I’ve shifted 98% of the context now into knowledge base but the output is still hallucinating stuff and not pulling from the knowledge base (despite me setting relevance threshold to 0 and allowing 21000 tokens from Knowledge Base).
Is there something specific I can say in the initial Role Window that can direct the model to go to the knowledge base? I’ve tried repeatedly telling it in there to only use the Knowledge Base for replies, but should I refer to this in a specific way to get the desired outcome?
This is such an important topic. RAG is the most immediate opportunity for most corporate clients, and we need a way to do what the no-code platforms are doing well; add knowledge as a google drive or onedrive folder. What are the document upload limits on a pickaxe? Same as for the underlying engine? Does the knowledge get embedded (vectorised)? Or tokenised every run (I think not as per above explanation).

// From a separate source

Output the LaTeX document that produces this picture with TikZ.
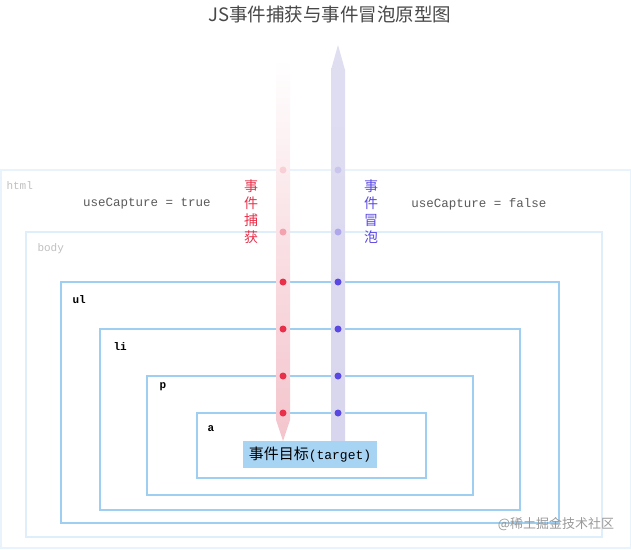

As this post attempts to explain (but perhaps it’s not clear) all the Knowledge Base content gets vectorized. So it’s free to upload files into the Knowledge Base.
Generating answers is actually different. For each interaction, your Pickaxe will summon forth the 750 most relevant tokens from the vectorized Knowledge Base. These 750 tokens are inserted into the context window, and thus paid for. This ‘750 token’ number is adjustable within the “Learn” tab of the builder.